As a teenager I became a devotee of bad “B” movies that were shown at the drive-in. Yes, I liked monster flicks, but more importantly, with a lame movie at the drive-in you could do a lot of “making out” in the back seat of a 1956 Pontiac. And, as a bonus, if you were later asked by a parent what movie you saw or what it was about you didn’t have to be too inventive to recount the proper scenario. They were all the same.

What was the movie about? “Well, these guys went into the desert and were eaten by these huge atomic ants.” The star? “Oh, he was that cowboy guy on TV.” The other movie of the double feature? Well these guys were in the jungle and there was this monster that lived under the water. They were in this lagoon. Yeah, that was the name of it, The Monster That Lived Under the Water in the Jungle Lagoon.

If you were asked you could dazzle your date’s mother with information like that. Luckily I was rarely asked.

And then I saw King Kong. It was different. It was a real story, not just a scary movie about an organism from outer space. This was a movie about a real adventure. A man has a map, gets on a boat, goes to an uncharted island and finds natives, dinosaurs and a huge gorilla. Yeah, that could happen. If you see it as a kid, of course it could happen. If you see it as a teenager you want it to happen. Yeah, King Kong was uncommon among creature features; it was a real adventure.

Something odd happened when I first saw the movie and it continues to happen every time I rewatch it or one of the two sequels. I identify with King Kong. I don’t care about the people. They are just arrogant humans, egotistical jerks who shoot up the island, who think they can do what they want, take what isn’t theirs and make Kong a slave.

Kong as a character is unique, an original, the ultimate individual, the independent that is misunderstood and humans think he is a thing that must be captured and domesticated. Each remake of this tale is a little different, but each has the same grain of truth. All of them are telling us about ourselves, about our human comprehension of the world.

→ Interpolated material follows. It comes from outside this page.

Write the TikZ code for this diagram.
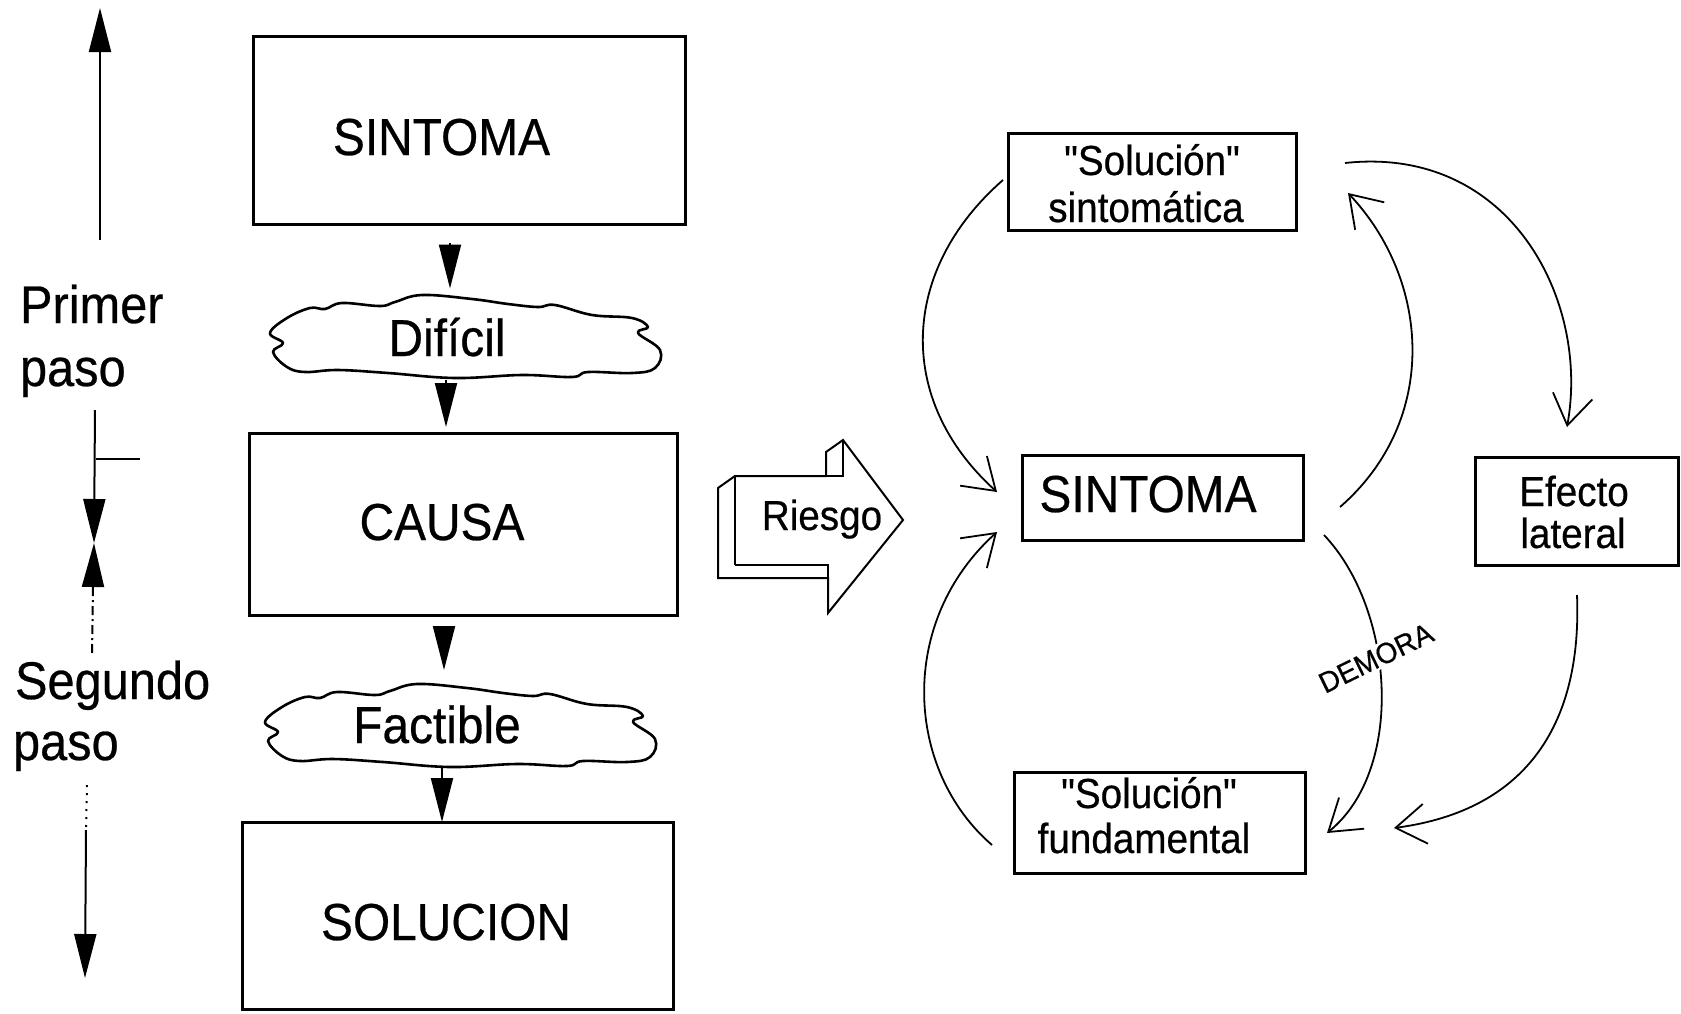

Go out and find Kong, something that you can’t understand, try and fit it into your thought process, shove it around, mash it into your rules and if it rejects your efforts, drug it, take it to New York City, peddle it and when it fights back… kill it.

Lately, I’ve been thinking about King Kong. Why do I identify with a fantasy gorilla? It isn’t a monster movie like the atomic ants that eat people in the desert. To my way of thinking, King Kong is a metaphor. To me he is the individual against the herd, the lone stranger, the solitary thinker against the organized group; the cry of logic in the darkness of the inquisition. King Kong is about the human psyche… not the gorilla psyche.

In the 1960’s and the 70’s if you rode a Harley chopper, sported long hair and a beard and God forbid you were from California, you were King Kong. You were the cowboy stranger that the townspeople didn’t understand. They threatened you with a necktie party or ran you out of town. They were the herd, they were many and you were by yourself. Captain America and Billy in Easy Rider were the strangers; they were King Kong and never made it out of Mississippi.

Fortunately King Kong was big enough, strong enough and primitive enough to get even with the masses. When pushed, he pushed back and kicked ass. Maybe if he had left the blonde alone on Skull Island things would have been different. Maybe if Peter Fonda and Dennis Hopper would have had shotguns the end of Easy Rider might have been different. Maybe there would have been two rednecks dead and a pickup burning at the side of the road instead of a burning Harley Panhead chopper. Maybe, but I doubt it. The exceptional individual can’t be understood or trusted and must lose against the mob.

Do you ride a motorcycle? Do people say they don’t understand you because you’ve made the decision of two wheels over four? Are you the rare stranger who comes to town uninvited, the thinker with whom no one agrees? If so, guard your individuality like a virgin guards her virtue.

Beware the minions of the darkness, beware the herd mentality, beware the group thought process, beware those who want you to follow the pack and sing in their choir. Beware… because they want you to join them in mediocrity or they will do to you what was done to King Kong.